__SHORT PROBLEM__. Look over the lines below. Report each one that includes the string "matplotlib".

__DATA TO PROCESS__.
----
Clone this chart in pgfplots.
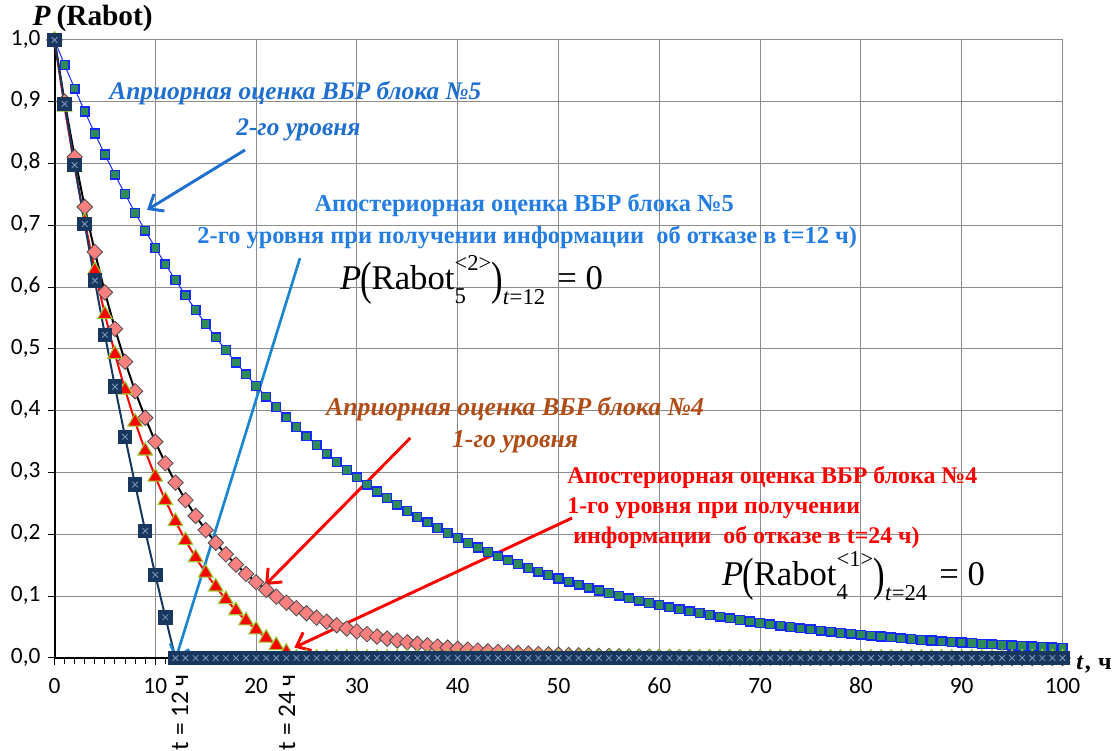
----
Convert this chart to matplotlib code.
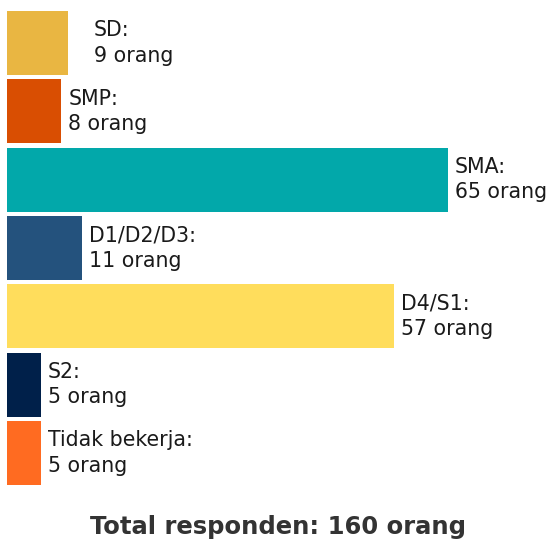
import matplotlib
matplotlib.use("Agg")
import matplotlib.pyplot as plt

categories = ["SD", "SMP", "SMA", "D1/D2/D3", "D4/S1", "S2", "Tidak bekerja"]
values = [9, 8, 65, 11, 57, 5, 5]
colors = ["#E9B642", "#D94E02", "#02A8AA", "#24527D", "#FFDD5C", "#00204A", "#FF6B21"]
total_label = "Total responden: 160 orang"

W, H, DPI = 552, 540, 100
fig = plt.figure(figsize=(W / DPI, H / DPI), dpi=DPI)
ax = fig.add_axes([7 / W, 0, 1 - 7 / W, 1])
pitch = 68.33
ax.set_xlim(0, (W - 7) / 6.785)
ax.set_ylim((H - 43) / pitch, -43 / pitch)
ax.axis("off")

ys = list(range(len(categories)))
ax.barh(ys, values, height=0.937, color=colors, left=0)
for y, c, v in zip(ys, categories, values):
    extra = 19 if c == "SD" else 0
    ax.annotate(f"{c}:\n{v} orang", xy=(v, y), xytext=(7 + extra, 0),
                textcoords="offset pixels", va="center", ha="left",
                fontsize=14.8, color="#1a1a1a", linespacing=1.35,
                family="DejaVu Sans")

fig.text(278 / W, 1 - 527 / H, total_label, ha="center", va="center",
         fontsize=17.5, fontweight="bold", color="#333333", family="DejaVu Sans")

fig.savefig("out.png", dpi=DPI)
----
__FINISHED TASK__.
Convert this chart to matplotlib code.
import matplotlib
matplotlib.use("Agg")
import matplotlib.pyplot as plt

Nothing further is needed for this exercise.